Adegan sahut-sahutan dalam topik Mie Ayam dan Bakso itu selalu dibalas Haris dengan mudah. Pertama, itu tanggung jawab hakim. Kedua, laporkan ke badan pengawas kalau keberatan. Ketiga, ajukan Peninjauan Kembali (PK).
Sebagai gambaran, dalam kasus Ajat, ia meminta agar asbes putih atau krisotil harus diberi label berbahaya. Sedangkan, pihak FICMA mengatakan, kalau yang bahaya itu adalah amfibol (jenis asbes lain).
Dalil FICMA ini merujuk pada Konvensi Rotterdam yang hingga kini belum menandai krisotil sebagai barang berbahaya seperti jenis asbes amfibol. Mereka juga punya ilmuwan dengan riset yang mengatakan krisotil tidak berbahaya.
Begitupun Ajat dan para tergugat lainnya. Dari ratusan negara, hanya terhitung jari manusia saja yang menolak krisotil ditaruh pada lembar material berbahaya.

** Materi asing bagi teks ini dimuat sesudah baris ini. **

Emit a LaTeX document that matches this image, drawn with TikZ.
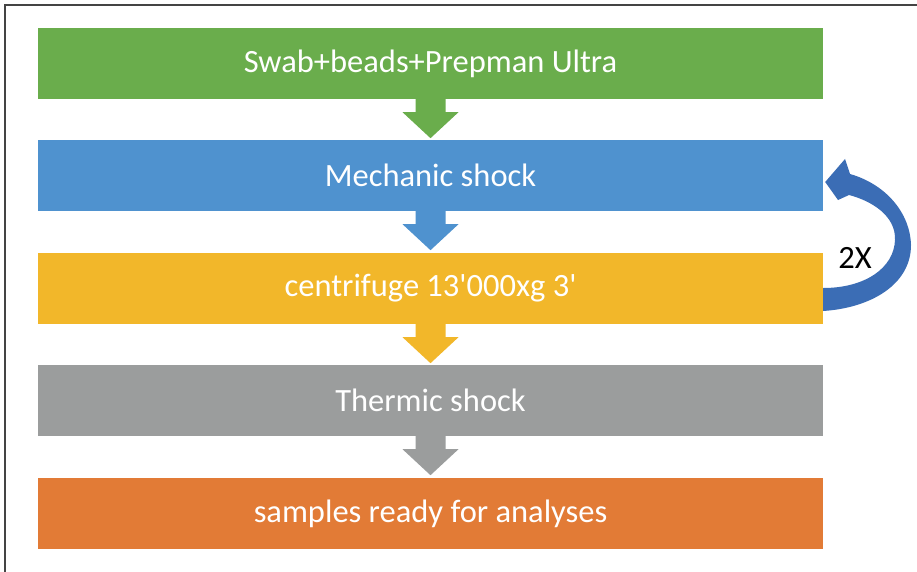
\documentclass[tikz,border=0pt]{standalone}
\usepackage{fontspec}
\setmainfont{Carlito}
\usetikzlibrary{calc}
\definecolor{cgreen}{HTML}{6AAD4C}
\definecolor{cblue}{HTML}{4F92CF}
\definecolor{cgold}{HTML}{F2B72A}
\definecolor{cgray}{HTML}{9B9D9D}
\definecolor{corange}{HTML}{E27B36}
\definecolor{cloop}{HTML}{3B6DB5}
\definecolor{cframe}{HTML}{444444}
\tikzset{
  stepbox/.style={rectangle, minimum width=785pt, minimum height=71pt, inner sep=0pt,
    text=white, font=\fontsize{32.5}{36}\selectfont},
}
\newcommand{\blockarr}[2]{%
  \fill[#2] ($(#1.south)+(-15,0)$) -- ($(#1.south)+(15,0)$) -- ($(#1.south)+(15,13)$)
    -- ($(#1.south)+(28,13)$) -- ($(#1.south)+(0,39)$) -- ($(#1.south)+(-28,13)$)
    -- ($(#1.south)+(-15,13)$) -- cycle;}
\begin{document}
\begin{tikzpicture}[x=1pt,y=-1pt]
\useasboundingbox (0,0) rectangle (917,572);
\fill[white] (0,0) rectangle (917,572);
\draw[cframe, line width=1.5pt] (5,572) -- (5,5) -- (917,5);
\node[stepbox, fill=cgreen] (b1) at (430.5,63.5) {Swab+beads+Prepman Ultra};
\node[stepbox, fill=cblue] (b2) at (430.5,175.5) {Mechanic shock};
\node[stepbox, fill=cgold] (b3) at (430.5,288.5) {centrifuge 13\textquotesingle000xg 3\textquotesingle};
\node[stepbox, fill=cgray] (b4) at (430.5,400.5) {Thermic shock};
\node[stepbox, fill=corange] (b5) at (430.5,513.5) {samples ready for analyses};
\blockarr{b1}{cgreen}
\blockarr{b2}{cblue}
\blockarr{b3}{cgold}
\blockarr{b4}{cgray}
\coordinate (tailb) at ($(b3.east)+(0,22.5)$);
\coordinate (tailt) at ($(b3.east)+(0,-0.5)$);
\coordinate (tip) at ($(b2.east)+(2,6.5)$);
\fill[cloop] (tailb)
  .. controls (870,308) and (911,285) .. (911,245)
  .. controls (910,212) and (885,184) .. (850,174)
  -- (845,159) -- (tip) -- (838,200) -- (849,195)
  .. controls (872,201) and (896,216) .. (895,240)
  .. controls (894,268) and (865,288) .. (tailt) -- cycle;
\node[font=\fontsize{32.5}{36}\selectfont, text=black, inner sep=0pt] (rep) at (855,258) {2X};
\end{tikzpicture}
\end{document}
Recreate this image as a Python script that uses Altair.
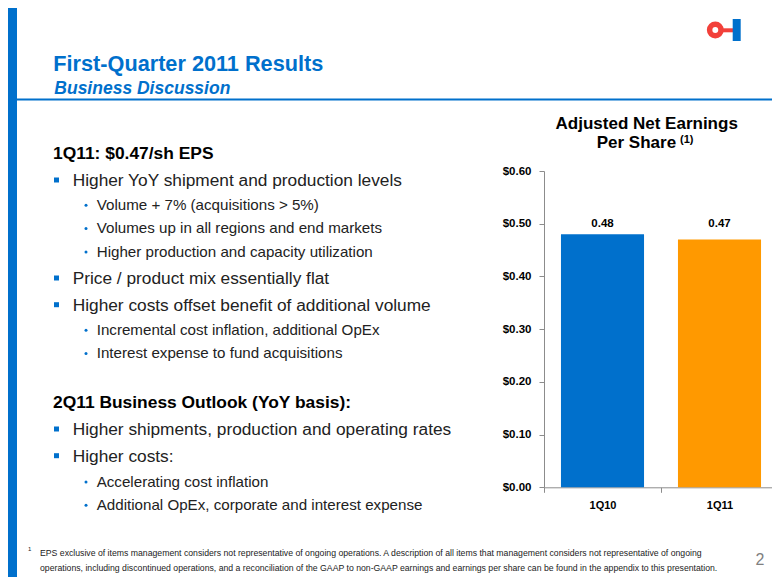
import altair as alt
import pandas as pd

# ---------------- data ----------------
quarters = ["1Q10", "1Q11"]
eps = [0.48, 0.47]
bar_colors = ["#0070CC", "#FF9900"]
y_ticks = [0.0, 0.1, 0.2, 0.3, 0.4, 0.5, 0.6]

slide_title = "First-Quarter 2011 Results"
slide_subtitle = "Business Discussion"
chart_title_1 = "Adjusted Net Earnings"
chart_title_2 = "Per Share"
chart_title_note = "(1)"

body_lines = [
    ("1Q11: $0.47/sh EPS", "head"),
    ("Higher YoY shipment and production levels", "main"),
    ("Volume + 7% (acquisitions > 5%)", "sub"),
    ("Volumes up in all regions and end markets", "sub"),
    ("Higher production and capacity utilization", "sub"),
    ("Price / product mix essentially flat", "main"),
    ("Higher costs offset benefit of additional volume", "main"),
    ("Incremental cost inflation, additional OpEx", "sub"),
    ("Interest expense to fund acquisitions", "sub"),
    ("2Q11 Business Outlook (YoY basis):", "head"),
    ("Higher shipments, production and operating rates", "main"),
    ("Higher costs:", "main"),
    ("Accelerating cost inflation", "sub"),
    ("Additional OpEx, corporate and interest expense", "sub"),
]
footnote_lines = [
    "EPS exclusive of items management considers not representative of ongoing operations. A description of all items that management considers not representative of ongoing",
    "operations, including discontinued operations, and a reconciliation of the GAAP to non-GAAP earnings and earnings per share can be found in the appendix to this presentation.",
]
page_number = "2"

# ---------------- layout / style ----------------
W, H = 764, 569
FONT = "Liberation Sans"
BLUE = "#0070CC"
TXT = "#222222"
baselines = [151.3, 178, 202, 225.3, 248.7, 276, 302.7, 327, 350.3,
             400.3, 427, 453.7, 478.7, 502]

X0, X1 = 536, 770      # x band range
Y0, Y1 = 479.3, 163.0  # y range (0 -> 0.6)


def one():
    return pd.DataFrame({"t": [""]})


def txt(s, x, y, size, weight="normal", color=TXT, style="normal", align="left"):
    return alt.Chart(pd.DataFrame({"t": [s]})).mark_text(
        align=align, baseline="alphabetic", fontSize=size, fontWeight=weight,
        fontStyle=style, color=color, font=FONT
    ).encode(x=alt.value(x), y=alt.value(y), text="t:N")


def rect(x, x2, y, y2, color):
    return alt.Chart(one()).mark_rect(color=color).encode(
        x=alt.value(x), x2=alt.value(x2), y=alt.value(y), y2=alt.value(y2))


layers = []

# decorations
layers.append(rect(0, 9, 0, H, BLUE))
layers.append(alt.Chart(one()).mark_rule(color=BLUE, strokeWidth=2).encode(
    x=alt.value(9), x2=alt.value(W), y=alt.value(91.5)))

# logo
layers.append(alt.Chart(one()).mark_point(
    shape="circle", filled=False, stroke="#F2403A", strokeWidth=5.5, size=130, opacity=1
).encode(x=alt.value(707.3), y=alt.value(22)))
layers.append(rect(715, 725, 20.3, 24.3, "#F2403A"))
layers.append(rect(724.7, 732.7, 11, 33, BLUE))

# slide titles
layers.append(txt(slide_title, 45.3, 62.7, 21.7, "bold", BLUE))
layers.append(txt(slide_subtitle, 46.3, 86, 17.5, "bold", BLUE, "italic"))

# body text
for (s, kind), yb in zip(body_lines, baselines):
    if kind == "head":
        layers.append(txt(s, 45, yb, 17.4, "bold", "#000000"))
    elif kind == "main":
        layers.append(alt.Chart(one()).mark_square(color=BLUE, size=25, opacity=1).encode(
            x=alt.value(48.5), y=alt.value(yb - 6)))
        layers.append(txt(s, 64.7, yb, 17.3))
    else:
        layers.append(alt.Chart(one()).mark_circle(color=BLUE, size=9, opacity=1).encode(
            x=alt.value(78), y=alt.value(yb - 4.7)))
        layers.append(txt(s, 88.7, yb, 15.15))

# footnote & page number
layers.append(txt("1", 20, 543, 6))
layers.append(txt(footnote_lines[0], 32, 548, 8.7))
layers.append(txt(footnote_lines[1], 32, 563, 8.7))
layers.append(txt(page_number, 752, 557, 16, color="#808080", align="center"))

# chart title
layers.append(txt(chart_title_1, 638.7, 121.3, 17, "bold", "#000000", align="center"))
layers.append(txt(chart_title_2, 588.7, 140.3, 17, "bold", "#000000"))
layers.append(txt(chart_title_note, 672, 135, 11, "bold", "#000000"))

# ---------------- bar chart ----------------
bars_df = pd.DataFrame({"q": quarters, "eps": eps})
xs = alt.X("q:N", sort=quarters, title=None,
           scale=alt.Scale(range=[X0, X1], paddingInner=0, paddingOuter=0),
           axis=alt.Axis(offset=-(H - Y0), tickBand="extent", labelAngle=0,
                         labelFont=FONT, labelFontSize=11, labelFontWeight="bold",
                         labelColor="#000000", labelPadding=7, tickSize=5,
                         domainColor="#8C8C8C", tickColor="#8C8C8C", grid=False))
ys = alt.Y("eps:Q", title=None,
           scale=alt.Scale(domain=[0, 0.6], range=[Y0, Y1], nice=False, zero=True),
           axis=alt.Axis(offset=-X0, values=y_ticks, format="$.2f",
                         labelFont=FONT, labelFontSize=11.5, labelFontWeight="bold",
                         labelColor="#000000", labelPadding=8, tickSize=5,
                         domainColor="#8C8C8C", tickColor="#8C8C8C", grid=False))

bars = alt.Chart(bars_df).mark_bar(width=alt.RelativeBandSize(0.71)).encode(
    x=xs, y=ys,
    color=alt.Color("q:N", scale=alt.Scale(domain=quarters, range=bar_colors), legend=None),
)
labels = alt.Chart(bars_df).mark_text(
    baseline="middle", font=FONT, fontSize=11.5, fontWeight="bold", color="#000000"
).encode(x=alt.X("q:N", sort=quarters), y=alt.value(216),
         text=alt.Text("eps:Q", format=".2f"))

layers.append(bars)
layers.append(labels)

chart = alt.layer(*layers).properties(
    width=W, height=H, padding=0, autosize=alt.AutoSizeParams(type="none"),
    background="white"
).configure_view(stroke=None)

chart.save("out.html", embed_options={"renderer": "svg", "actions": False})
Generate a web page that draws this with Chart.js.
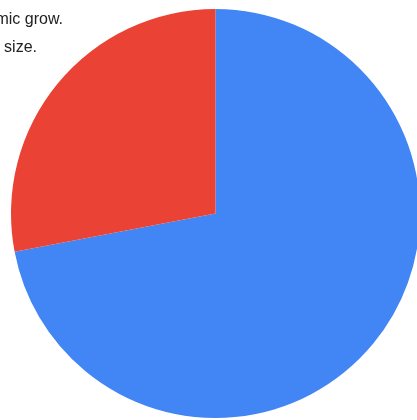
<!DOCTYPE html>
<html>
<head>
<meta charset="utf-8">
<script src="https://cdn.jsdelivr.net/npm/chart.js@4"></script>
<style>
  html, body { margin: 0; padding: 0; background: #fff; overflow: hidden; width: 417px; height: 420px; }
  #wrap { position: absolute; left: 0; top: 0; width: 420px; height: 420px; }
</style>
</head>
<body>
<div id="wrap"><canvas id="c"></canvas></div>
<script>
const categories = ["Economic grow.", "Population size."];
const values = [72, 28];
const colors = ["#4285F4", "#EA4335"];

const textPlugin = {
  id: 'sideText',
  afterDraw(chart) {
    const ctx = chart.ctx;
    ctx.save();
    ctx.font = '16px "Liberation Sans", Arial, sans-serif';
    ctx.fillStyle = '#222222';
    ctx.textAlign = 'right';
    ctx.textBaseline = 'alphabetic';
    ctx.fillText(categories[0], 63, 24);
    ctx.fillText(categories[1], 37, 52);
    ctx.restore();
  }
};

new Chart(document.getElementById('c'), {
  type: 'pie',
  data: {
    labels: categories,
    datasets: [{
      data: values,
      backgroundColor: colors,
      borderWidth: 0,
      hoverOffset: 0
    }]
  },
  options: {
    responsive: true,
    maintainAspectRatio: false,
    animation: false,
    layout: { padding: { left: 11, right: 0, top: 9, bottom: 2 } },
    plugins: {
      legend: { display: false },
      tooltip: { enabled: false },
      title: { display: false }
    }
  },
  plugins: [textPlugin]
});
</script>
</body>
</html>
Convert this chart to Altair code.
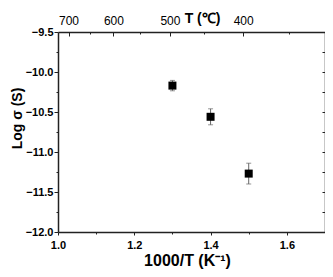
import altair as alt
import pandas as pd

# ---- data ----
inv_T = [1.30, 1.40, 1.50]
log_sigma = [-10.17, -10.56, -11.27]
sigma_err = [0.065, 0.10, 0.13]

x_major = [1.0, 1.2, 1.4, 1.6]
x_minor = [1.1, 1.3, 1.5]
y_major = [-12.0, -11.5, -11.0, -10.5, -10.0, -9.5]
y_minor = [-11.75, -11.25, -10.75, -10.25, -9.75]
t_major = [700, 600, 500, 400]
t_minor = [650, 550, 450, 350]

t_major_pos = [1000.0 / (t + 273.15) for t in t_major]
t_minor_pos = [1000.0 / (t + 273.15) for t in t_minor]

df = pd.DataFrame({
    "x": inv_T,
    "y": log_sigma,
    "lo": [v - e for v, e in zip(log_sigma, sigma_err)],
    "hi": [v + e for v, e in zip(log_sigma, sigma_err)],
})

W, H = 267, 200
PAD_L, PAD_T, PAD_R, PAD_B = 50, 24, 0, 38
FONT = "Liberation Sans"
INK = "#222222"

xs = alt.Scale(domain=[1.0, 1.7], nice=False, zero=False)
ys = alt.Scale(domain=[-12.0, -9.5], nice=False, zero=False)

x_main_axis = alt.Axis(
    orient="bottom", values=x_major, format=".1f", tickSize=3,
    labelPadding=13, labelBaseline="alphabetic", labelFontSize=11,
    labelFontWeight="bold", labelFlush=False,
    title="1000/T (K⁻¹)", titleFontSize=16, titleFontWeight="bold",
    titleX=129, titleY=33.5, titleBaseline="alphabetic", titleAlign="center",
)
y_main_axis = alt.Axis(
    orient="left", values=y_major, format=".1f", tickSize=4,
    labelPadding=1, labelFontSize=11, labelFontWeight="bold", labelFlush=False,
    title="Log σ (S)", titleFontSize=14, titleFontWeight="bold",
    titleAngle=270, titleX=-37, titleY=86, titleAlign="center",
    titleBaseline="alphabetic",
)

X = alt.X("x:Q", scale=xs, axis=x_main_axis)

bars = alt.Chart(df).mark_rule(color="#666666", strokeWidth=1).encode(
    x=X, y=alt.Y("lo:Q", scale=ys, axis=y_main_axis), y2="hi:Q"
)
cap_lo = alt.Chart(df).mark_tick(orient="horizontal", size=5, thickness=1, color="#666666").encode(
    x=X, y=alt.Y("lo:Q", scale=ys, axis=y_main_axis)
)
cap_hi = alt.Chart(df).mark_tick(orient="horizontal", size=5, thickness=1, color="#666666").encode(
    x=X, y=alt.Y("hi:Q", scale=ys, axis=y_main_axis)
)
pts = alt.Chart(df).mark_square(size=64, color="black", opacity=1).encode(
    x=X, y=alt.Y("y:Q", scale=ys, axis=y_main_axis)
)
main = alt.layer(bars, cap_lo, cap_hi, pts)


def ax_layer(xaxis, yaxis):
    return alt.Chart(df).mark_point(opacity=0).encode(
        x=alt.X("x:Q", scale=xs, axis=xaxis),
        y=alt.Y("y:Q", scale=ys, axis=yaxis),
    )


# minor outward ticks (bottom / left)
minor_out = ax_layer(
    alt.Axis(orient="bottom", values=x_minor, labels=False, domain=False, tickSize=2, title=None),
    alt.Axis(orient="left", values=y_minor, labels=False, domain=False, tickSize=2, title=None),
)
# inward major ticks on top / right frame
major_in = ax_layer(
    alt.Axis(orient="bottom", offset=-H, values=t_major_pos, labels=False, domain=True, tickSize=4, title=None),
    alt.Axis(orient="left", offset=-W, values=y_major, labels=False, domain=True, tickSize=3, title=None),
)
# inward minor ticks on top / right frame
minor_in = ax_layer(
    alt.Axis(orient="bottom", offset=-H, values=t_minor_pos, labels=False, domain=False, tickSize=2, title=None),
    alt.Axis(orient="left", offset=-W, values=y_minor, labels=False, domain=False, tickSize=3, title=None),
)
# top temperature labels
top_labels = ax_layer(
    alt.Axis(
        orient="top", values=t_major_pos, ticks=False, tickSize=0, domain=False,
        labelExpr="format(1000 / datum.value - 273.15, '.0f')",
        labelPadding=7.5, labelBaseline="alphabetic", labelFontSize=12,
        labelFontWeight="normal", labelFlush=False,
        title="T (℃)", titleFontSize=14, titleFontWeight="bold",
        titleX=144, titleY=-10, titleBaseline="alphabetic", titleAlign="center",
    ),
    None,
)

chart = (
    alt.layer(main, minor_out, major_in, minor_in, top_labels)
    .resolve_scale(x="independent", y="independent")
    .properties(
        width=W, height=H,
        autosize=alt.AutoSizeParams(type="none"),
        padding={"left": PAD_L, "top": PAD_T, "right": PAD_R, "bottom": PAD_B},
    )
    .configure_axis(
        grid=False, domainColor=INK, domainWidth=1.5, tickColor=INK, tickWidth=1,
        labelColor="black", titleColor="black", labelFont=FONT, titleFont=FONT,
    )
    .configure_view(stroke=None)
)

chart.save("out.html", embed_options={"renderer": "svg", "actions": False})
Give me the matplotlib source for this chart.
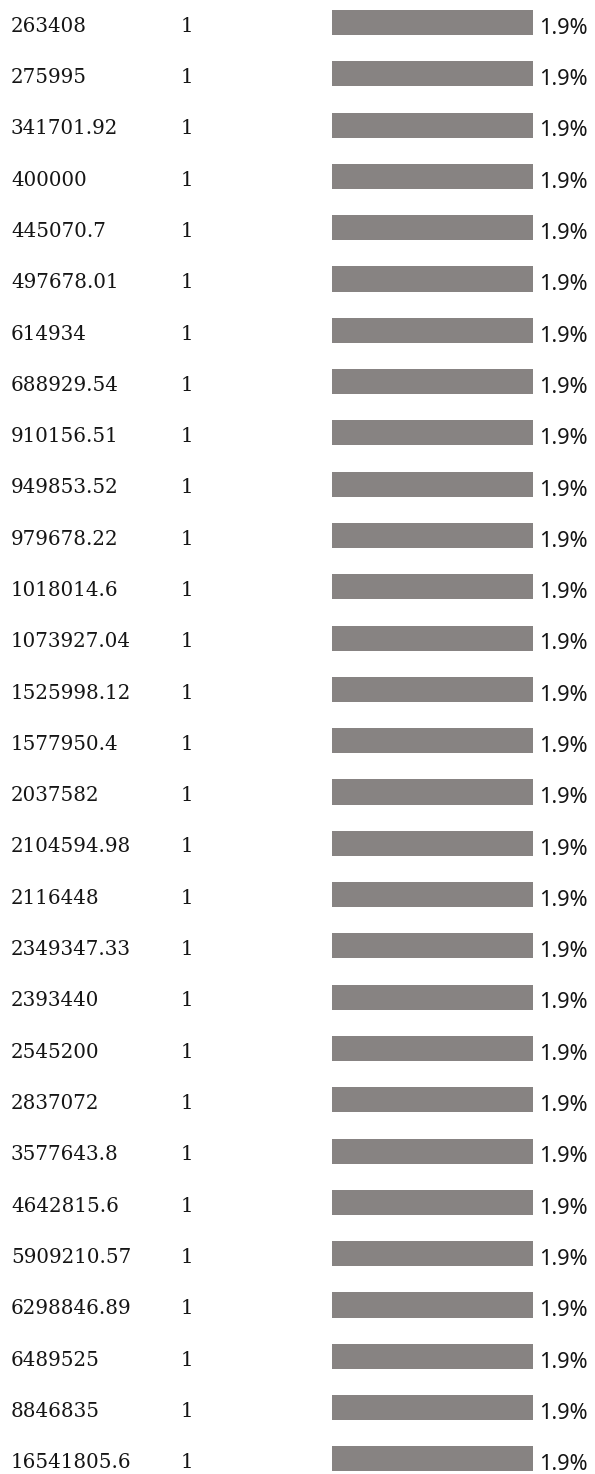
import matplotlib
matplotlib.use("Agg")
import matplotlib.pyplot as plt
from matplotlib.transforms import blended_transform_factory

values = ["263408", "275995", "341701.92", "400000", "445070.7", "497678.01",
          "614934", "688929.54", "910156.51", "949853.52", "979678.22",
          "1018014.6", "1073927.04", "1525998.12", "1577950.4", "2037582",
          "2104594.98", "2116448", "2349347.33", "2393440", "2545200",
          "2837072", "3577643.8", "4642815.6", "5909210.57", "6298846.89",
          "6489525", "8846835", "16541805.6"]
counts = [1] * len(values)
percents = [1.9] * len(values)

W, H = 595, 1474
first_row = 22.5   # px from top, centre of first bar
row_step = 51.3    # px between rows

fig = plt.figure(figsize=(W / 100, H / 100), dpi=100)
ax = fig.add_axes([332 / W, 0, 201 / W, 1])

rows = list(range(len(values)))
ax.barh(rows, percents, height=0.49, color="#878382")
ax.set_xlim(0, max(percents))
ax.set_ylim((H - first_row) / row_step, -first_row / row_step)
ax.axis("off")

tr = blended_transform_factory(fig.transFigure, ax.transData)
serif = dict(family="DejaVu Serif", size=14.3, color="#151515", va="baseline")
for i, (v, c, p) in enumerate(zip(values, counts, percents)):
    ax.text(11 / W, i + 9.2 / row_step, v, transform=tr, **serif)
    ax.text(181 / W, i + 9.2 / row_step, str(c), transform=tr, **serif)
    ax.text(539 / W, i + 11.3 / row_step, f"{p}%", transform=tr,
            family="Noto Sans", size=15.6, color="#151515", va="baseline")

fig.savefig("out.png", dpi=100)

Sialnya, konvensi ini harus memiliki keputusan yang bulat. Alias, “satu nggak mau, semua nggak boleh”.
Ajat dan para tergugat lainnya juga menjelaskan berbagai temuan riset yang mengatakan bahwa krisotil berbahaya.
Begitupun World Health Organization (WHO) pada laman resminya di tahun 2024 lalu yang mengatakan semua jenis asbes, termasuk krisotil merupakan bahan karsinogenik.
Gelak tawa penonton membersamai di sepanjang perseteruan Mie Ayam dan Bakso itu. Seorang kuasa hukum FICMA itu terus-terusan percaya bahwa majelis hakim seakan mahkluk tak berakal yang gampang dibodohi laki-laki bergaya slengean seperti Ajat.
Di satu sisi, Haris terus-terusan mengatakan bahwa majelis hakim punya akal hukum yang dapat menilai sebuah motif serta kekuatan dalil hukumnya sejak dokumen itu masih dalam bentuk berkas permohonan.
Salah seorang tim kuasa hukum FICMA heran dengan jawaban Haris. Haris pun selalu heran dengan pertanyaan si kuasa hukum dan terlihat dongkol saat menjawabnya.
Penonton, hanya dapat tertawa saat menyaksikannya. Mungkin mereka semua tak pernah membayangkan, kalau sidang dengan keseriusan ganti rugi Rp7,9 triliun ini akan menghadirkan sesosok advokat yang terkesan keras kepala sekaligus juga penikmat makanan sejuta umat: Mie Ayam dan Bakso.
Jadi, salah majelis hakim MA, Ajat serta para tergugat lain, atau Mie Ayam, dan Bakso?